Inuit youth learn how to negotiate treaties
“It’s about our future, and it’s about our land, our resources, and our jurisdictions and our rights. There’s nothing more fundamental than that.”
More than 40 Indigenous youth from across Canada gathered recently in Gatineau, Quebec, to learn how to carry on the treaty negotiations that were started by the generations before them.
Seven young Inuit leaders were present, including Julia St-Aubin from Kangiqsuqlujjuaq, Nunavik. She aspires to run for mayor next year.
“If we look at history, the way that treaties were made … there was very much abuse on the federal and provincial side,” St-Aubin said. “Inuit didn’t have much say in their rights … they were considered to be lower than animals, lower than dogs.”
Now, St-Aubin said it’s up to her generation to learn how to use their rights to “achieve greater accomplishments in their regions.”
The second National Treaty Negotiation and Implementation Simulation was organized by the Gordon Foundation, which describes itself as a charitable organization dedicated to protecting Canada’s water and empowering the North. The Land Claims Agreement Coalition, the B.C. Treaty Commission and Crown-Indigenous Relations and Northern Affairs Canada collaborated to run the simulation.
The youth, between the ages of 17 and 33, were taught by experts who themselves negotiated treaties, including Ethel Blondin-Andrew, who’s now a senior political and business advisor living in Norman Wells, N.W.T. Blondin-Andrew is Dene, and was the first Indigenous woman elected to the House of Commons. Along with many other accomplishments, she was the chair of the Sahtu-Métis-Dene comprehensive land claim agreement that was signed in 1993.
“We take this seriously,” Blondin-Andrew said, “we’re not just here to joke around, we want to impart some real good wisdom on our young people.”
Blondin-Andrew said she and the rest of the “quote-unquote experts” leading the simulation set up detailed negotiations on certain parts of a claim, like wildlife boards, or negotiations between governments and wildlife management. They made it very specific, and the youth simulated the negotiations. Groups represented different governments: federal, provincial and Indigenous.
“It’s just spellbinding watching these young people come onto their own, and develop their own style of negotiating,” Blondin-Andrew said. “It’s really fantastic.”
Qumangaapik Momteith from Mittimatalik, or Pond Inlet, was also present. He said it’s important that his generation learn from Blondin-Andrew’s experience negotiating. “We have to constantly validate ourselves for living on our own land,” he said, “and we have to know how to do this in the proper way.”

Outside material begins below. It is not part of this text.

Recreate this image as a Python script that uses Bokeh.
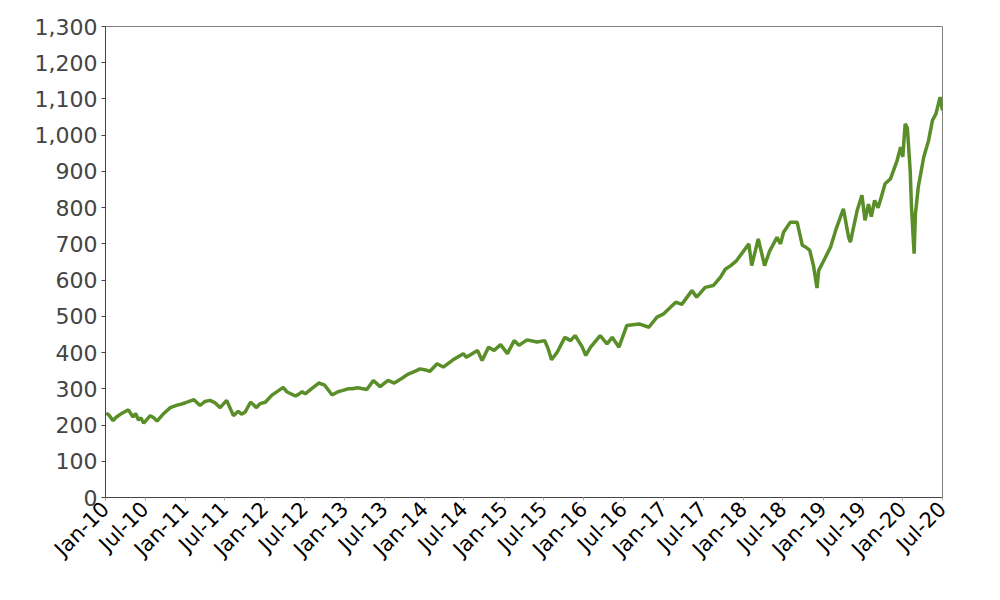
import math
import pandas as pd
from bokeh.plotting import figure
from bokeh.models import Range1d, FixedTicker, SingleIntervalTicker, NumeralTickFormatter, DatetimeTickFormatter
from bokeh.embed import file_html
from bokeh.resources import INLINE

dates = [
    "2010-01-04", "2010-01-16", "2010-02-05", "2010-02-16", "2010-03-16", "2010-04-16",
    "2010-05-07", "2010-05-19", "2010-06-01", "2010-06-12", "2010-06-25", "2010-07-25",
    "2010-08-10", "2010-08-25", "2010-09-25", "2010-10-25", "2010-11-25", "2010-12-16",
    "2011-01-10", "2011-02-10", "2011-03-10", "2011-04-01", "2011-04-25", "2011-05-16",
    "2011-06-10", "2011-07-10", "2011-08-10", "2011-09-01", "2011-09-16", "2011-10-03",
    "2011-10-27", "2011-11-10", "2011-11-22", "2011-12-10", "2012-01-03", "2012-02-01",
    "2012-03-25", "2012-04-10", "2012-05-20", "2012-06-01", "2012-06-20", "2012-07-04",
    "2012-08-01", "2012-09-04", "2012-10-01", "2012-11-04", "2012-12-01", "2012-12-20",
    "2013-01-16", "2013-02-04", "2013-03-01", "2013-04-12", "2013-05-12", "2013-06-12",
    "2013-07-18", "2013-08-16", "2013-09-22", "2013-10-16", "2013-11-18", "2013-12-12",
    "2014-01-06", "2014-01-25", "2014-02-28", "2014-03-28", "2014-05-12", "2014-06-28",
    "2014-07-12", "2014-09-01", "2014-09-22", "2014-10-22", "2014-11-16", "2014-12-16",
    "2015-01-16", "2015-02-16", "2015-03-10", "2015-04-16", "2015-06-01", "2015-07-06",
    "2015-07-22", "2015-08-06", "2015-09-01", "2015-10-06", "2015-11-01", "2015-11-22",
    "2015-12-25", "2016-01-10", "2016-02-01", "2016-03-16", "2016-04-16", "2016-05-10",
    "2016-06-10", "2016-07-16", "2016-09-10", "2016-10-25", "2016-12-01", "2017-01-01",
    "2017-02-25", "2017-03-25", "2017-05-10", "2017-06-01", "2017-07-10", "2017-08-16",
    "2017-09-18", "2017-10-10", "2017-11-04", "2017-12-01", "2018-01-26", "2018-02-08",
    "2018-03-10", "2018-04-08", "2018-05-01", "2018-06-04", "2018-06-20", "2018-07-04",
    "2018-08-04", "2018-09-04", "2018-09-28", "2018-10-16", "2018-11-01", "2018-11-18",
    "2018-12-04", "2018-12-12", "2019-01-01", "2019-02-04", "2019-03-01", "2019-04-04",
    "2019-04-28", "2019-05-06", "2019-06-06", "2019-06-28", "2019-07-12", "2019-07-28",
    "2019-08-10", "2019-08-25", "2019-09-10", "2019-09-25", "2019-10-12", "2019-11-06",
    "2019-12-06", "2019-12-22", "2020-01-01", "2020-01-12", "2020-01-22", "2020-02-04",
    "2020-02-10", "2020-02-22", "2020-02-28", "2020-03-12", "2020-04-06", "2020-04-28",
    "2020-05-16", "2020-06-01", "2020-06-20", "2020-07-01",
]
values = [
    233, 228, 212, 220, 232, 242,
    222, 232, 214, 220, 205, 226,
    220, 211, 232, 248, 255, 258,
    263, 270, 254, 265, 268, 262,
    248, 268, 226, 238, 230, 236,
    263, 256, 248, 259, 263, 282,
    304, 292, 280, 284, 292, 286,
    300, 316, 310, 283, 292, 295,
    300, 300, 303, 298, 323, 306,
    323, 316, 330, 340, 348, 355,
    352, 348, 369, 360, 380, 397,
    387, 406, 378, 415, 406, 422,
    397, 433, 420, 435, 429, 433,
    410, 380, 401, 442, 433, 447,
    415, 392, 415, 447, 424, 442,
    415, 475, 479, 470, 498, 507,
    539, 533, 571, 553, 580, 585,
    608, 630, 640, 654, 700, 640,
    714, 640, 680, 718, 700, 732,
    760, 760, 696, 690, 682, 640,
    578, 627, 650, 691, 740, 797,
    718, 705, 792, 834, 765, 810,
    775, 820, 800, 830, 866, 880,
    930, 967, 940, 1031, 1020, 902,
    801, 673, 783, 857, 939, 985,
    1041, 1059, 1105, 1068,
]
tick_dates = [f"{y}-{m:02d}-01" for y in range(2010, 2021) for m in (1, 7)][:22]

x = pd.to_datetime(dates)
ticks_ms = [pd.Timestamp(d).value // 10**6 for d in tick_dates]

p = figure(width=992, height=580, output_backend="svg", toolbar_location=None,
           x_axis_type="datetime",
           x_range=Range1d(pd.Timestamp("2010-01-01"), pd.Timestamp("2020-07-01")),
           y_range=Range1d(0, 1300),
           min_border_left=105, min_border_right=50, min_border_top=26, min_border_bottom=83)

p.line(x, values, line_color="#5a8e28", line_width=3.5)

p.xgrid.visible = False
p.ygrid.visible = False
p.outline_line_color = "#808080"
p.outline_line_width = 1

fmt = "%b-%y"
p.xaxis.ticker = FixedTicker(ticks=ticks_ms)
p.xaxis.formatter = DatetimeTickFormatter(milliseconds=fmt, seconds=fmt, minsec=fmt, minutes=fmt,
                                          hourmin=fmt, hours=fmt, days=fmt, months=fmt, years=fmt)
p.xaxis.major_label_orientation = math.pi / 4
p.xaxis.major_label_text_font = "DejaVu Sans"
p.xaxis.major_label_text_font_size = "21px"
p.xaxis.major_label_text_color = "#000000"
p.xaxis.minor_tick_line_color = None
p.xaxis.major_tick_in = 0
p.xaxis.major_tick_out = 3
p.xaxis.axis_line_color = "#444444"
p.xaxis.major_tick_line_color = "#aaaaaa"

p.yaxis.ticker = SingleIntervalTicker(interval=100)
p.yaxis.formatter = NumeralTickFormatter(format="0,0")
p.yaxis.major_label_text_font = "DejaVu Sans"
p.yaxis.major_label_text_font_size = "22px"
p.yaxis.major_label_text_color = "#444444"
p.yaxis.minor_tick_line_color = None
p.yaxis.major_tick_in = 0
p.yaxis.major_tick_out = 4
p.yaxis.major_label_standoff = 4
p.yaxis.axis_line_color = "#444444"
p.yaxis.major_tick_line_color = "#444444"

open("out.html", "w").write(file_html(p, INLINE))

Blondin-Andrew said she didn’t have anyone to teach her how to represent her people at negotiating tables—“We all went in cold and just learned by the seat of our pants,” she said. “You know, we’re good on our feet and we all come from oral history so we’re good at talking.”
Blondin-Andrew said that’s just the way it was. But she said a lot of work remains to be done, and it’s crucial that young people learn how to take it on.
“It’s about our future, and it’s about our land, our resources, and our jurisdictions and our rights,” said Blondin-Andrew. “There’s nothing more fundamental than that.”
And the Inuit youth present at the simulation are carrying that urgency.
St-Aubin said that she wishes Inuit would learn treaty negotiation skills in high school.
“Imagine the impact we would have right off the bat,” she said. “We would have the knowledge we need to be able to understand our history, our problems today, but also to speak critically about the solutions that we want for the future.”